By Korie Marshall
A new Tete Jaune cemetery is one step closer, and could potentially be open by fall 2016.
A zoning bylaw amendment was passed at the Regional District of Fraser-Fort George’s Board meeting last week, meeting one of the conditions for a Crown land grant for a new site on Carr Road. No concerns or opposition were raised at a public hearing for the rezoning held last month in Tete Jaune.
Dannielle Alan, Area H representative on the Board, said the public hearing in August went well, with some good questions and answers raised. After the board meeting, she noted it will help take some of the pressure off the Valemount cemetery, which is substantially smaller and nearing full capacity. It also allows Tete Jaune residents to be buried in their community, just as generations of their family.
“The residents of Tete Jaune are incredibly happy (with this cemetery). They have been afraid to die,” said Alan.
The community has been without a cemetery for about 15 years, when the new owners of the private property on which the old cemetery sat didn’t want it used any longer. In 2005, Regional District staff started working with a local steering committee on creating a new cemetery.

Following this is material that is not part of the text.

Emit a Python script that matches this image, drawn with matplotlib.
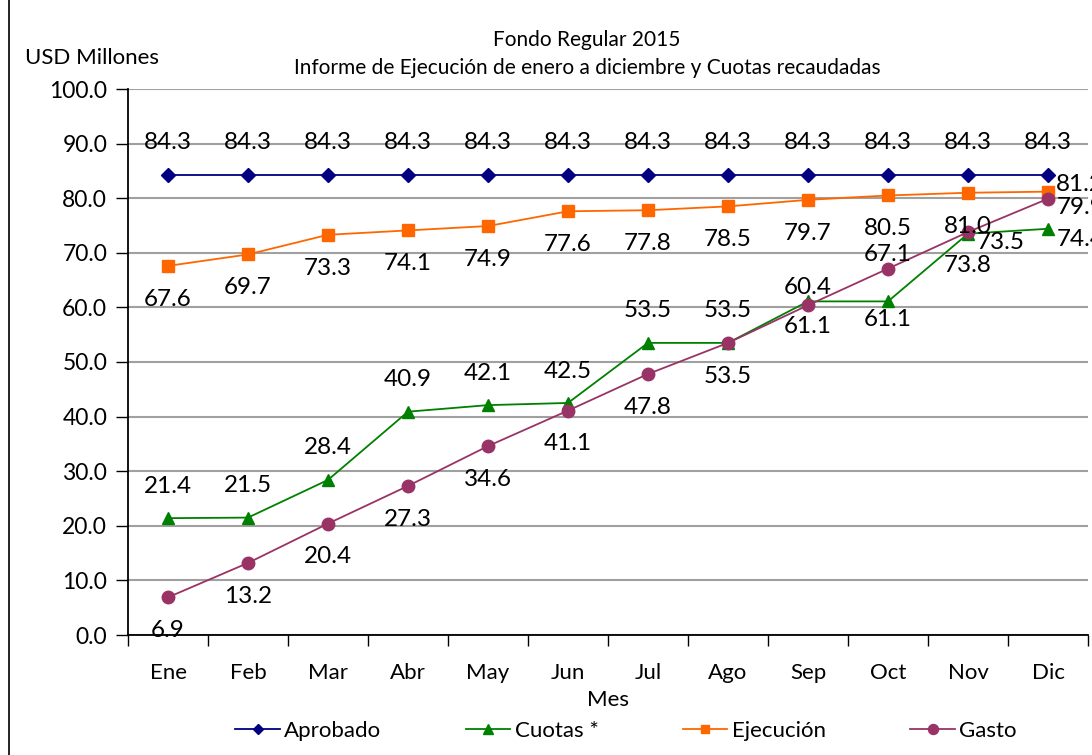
import matplotlib.pyplot as plt
from matplotlib.lines import Line2D
import numpy as np

# datos (USD millones)
meses = ['Ene', 'Feb', 'Mar', 'Abr', 'May', 'Jun', 'Jul', 'Ago', 'Sep', 'Oct', 'Nov', 'Dic']
aprobado = [84.3] * 12
cuotas = [21.4, 21.5, 28.4, 40.9, 42.1, 42.5, 53.5, 53.5, 61.1, 61.1, 73.5, 74.4]
ejecucion = [67.6, 69.7, 73.3, 74.1, 74.9, 77.6, 77.8, 78.5, 79.7, 80.5, 81.0, 81.2]
gasto = [6.9, 13.2, 20.4, 27.3, 34.6, 41.1, 47.8, 53.5, 60.4, 67.1, 73.8, 79.9]

# desplazamiento de cada etiqueta (puntos) respecto al marcador
off_aprobado = [(0, 23)] * 12
off_cuotas = [(0, 23)] * 8 + [(0, -18), (0, -13), (6, -6), (6, -8)]
off_ejecucion = [(0, -24)] * 11 + [(6, 5)]
off_gasto = [(0, -24)] * 8 + [(0, 13), (0, 10), (0, -24), (6, -6)]

plt.rcParams['font.family'] = ['Lato', 'DejaVu Sans']

fig = plt.figure(figsize=(10.92, 7.55), dpi=100)
ax = fig.add_axes([128 / 1092, 1 - 635 / 755, 960 / 1092, (635 - 89) / 755])

x = np.arange(len(meses))
series = [
    ('Aprobado', aprobado, '#000080', 'D', 7, off_aprobado),
    ('Cuotas *', cuotas, '#008000', '^', 9, off_cuotas),
    ('Ejecución', ejecucion, '#FF6600', 's', 8, off_ejecucion),
    ('Gasto', gasto, '#993366', 'o', 9, off_gasto),
]

for nombre, vals, color, mk, ms, offs in series:
    ax.plot(x, vals, color=color, marker=mk, markersize=ms, lw=1.3, label=nombre,
            clip_on=False, zorder=3)
    for xi, v, off in zip(x, vals, offs):
        ha = 'left' if off[0] > 0 else 'center'
        ax.annotate(f'{v:.1f}', (xi, v), xytext=off, textcoords='offset points',
                    ha=ha, va='center', fontsize=17.5, color='black', zorder=4)

ax.set_xlim(-0.5, 11.5)
ax.set_ylim(0, 100)
ax.set_yticks(np.arange(0, 101, 10))
ax.set_yticklabels([f'{t:.1f}' for t in np.arange(0, 101, 10)], fontsize=16.5)
ax.set_xticks(x)
ax.set_xticklabels(meses, fontsize=16)
ax.set_xticks(np.arange(-0.5, 12, 1), minor=True)
ax.tick_params(axis='x', which='major', length=0, pad=20)
ax.tick_params(axis='x', which='minor', length=8, direction='out', width=1)
ax.tick_params(axis='y', length=9, width=1, direction='out', pad=6)
ax.grid(axis='y', color='#A0A0A0', lw=1.5)
ax.set_axisbelow(True)
for s in ['top', 'right']:
    ax.spines[s].set_visible(False)
for s in ['left', 'bottom']:
    ax.spines[s].set_linewidth(1.3)

ax.set_xlabel('Mes', fontsize=16, labelpad=5)
fig.text(25 / 1092, 1 - 58 / 755, 'USD Millones', fontsize=16, ha='left', va='center')
fig.text(587 / 1092, 1 - 40 / 755, 'Fondo Regular 2015', fontsize=15, ha='center', va='center')
fig.text(587 / 1092, 1 - 68 / 755, 'Informe de Ejecución de enero a diciembre y Cuotas recaudadas',
         fontsize=15, ha='center', va='center')

fig.legend(loc='center', bbox_to_anchor=(626 / 1092, 1 - 731 / 755), ncol=4, frameon=False,
           fontsize=16, handlelength=2, columnspacing=3.8, handletextpad=0.2, markerscale=0.8)

fig.add_artist(Line2D([9 / 1092, 9 / 1092], [0, 1], color='black', lw=1.2))

fig.savefig('out.png', dpi=100)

Residents voted in favour of funding the cemetery through local property taxes in 2012.
“I am awaiting a chance to purchase space in the cemetery if the proposal continues further,” said local resident Morag Telfer in a letter submitted for the public hearing. “I cannot be buried in the Jasper Town cemetery because of their regulations and the Valemount Cemetery looks awfully full, so I hope the meeting will be positive.”
Working with the provincial government, staff identified a suitable location for a new cemetery on Carr Road, which used to be a vibrant part of Tete Jaune before the bridge over the Fraser River washed out. The site is less than a 10 minute drive from the Tete Jaune Hall, and is accessed from Highway 16, just west of the junction with Highway 5.
The Regional district was offered a Crown grant for the property in February 2014, with some conditions. The 3.4 acre parcel was excluded from the Agricultural Land Reserve in April 2015, and with this zoning change approved, the project is just two steps away from construction. The property still needs to be surveyed and the paper work forwarded to the Ministry of Forest, Lands and Natural Resource Operations to have the property ownership transferred. A final step before construction will be a Certificate of Public Interest process through the Consumer Protection Branch, required for all cemeteries under the provincial Cremation, Interment and Funeral Services Act.
A staff report to the board for last week’s meeting says the cemetery will be sized for 150 full body plots, developed 50 at a time. The layout is spacious and especially with the growing popularity of cremation, which uses less land, the new cemetery is expected to last well over 100 years. A hopeful timeline is that construction could start in this summer, with the cemetery operating in fall 2016.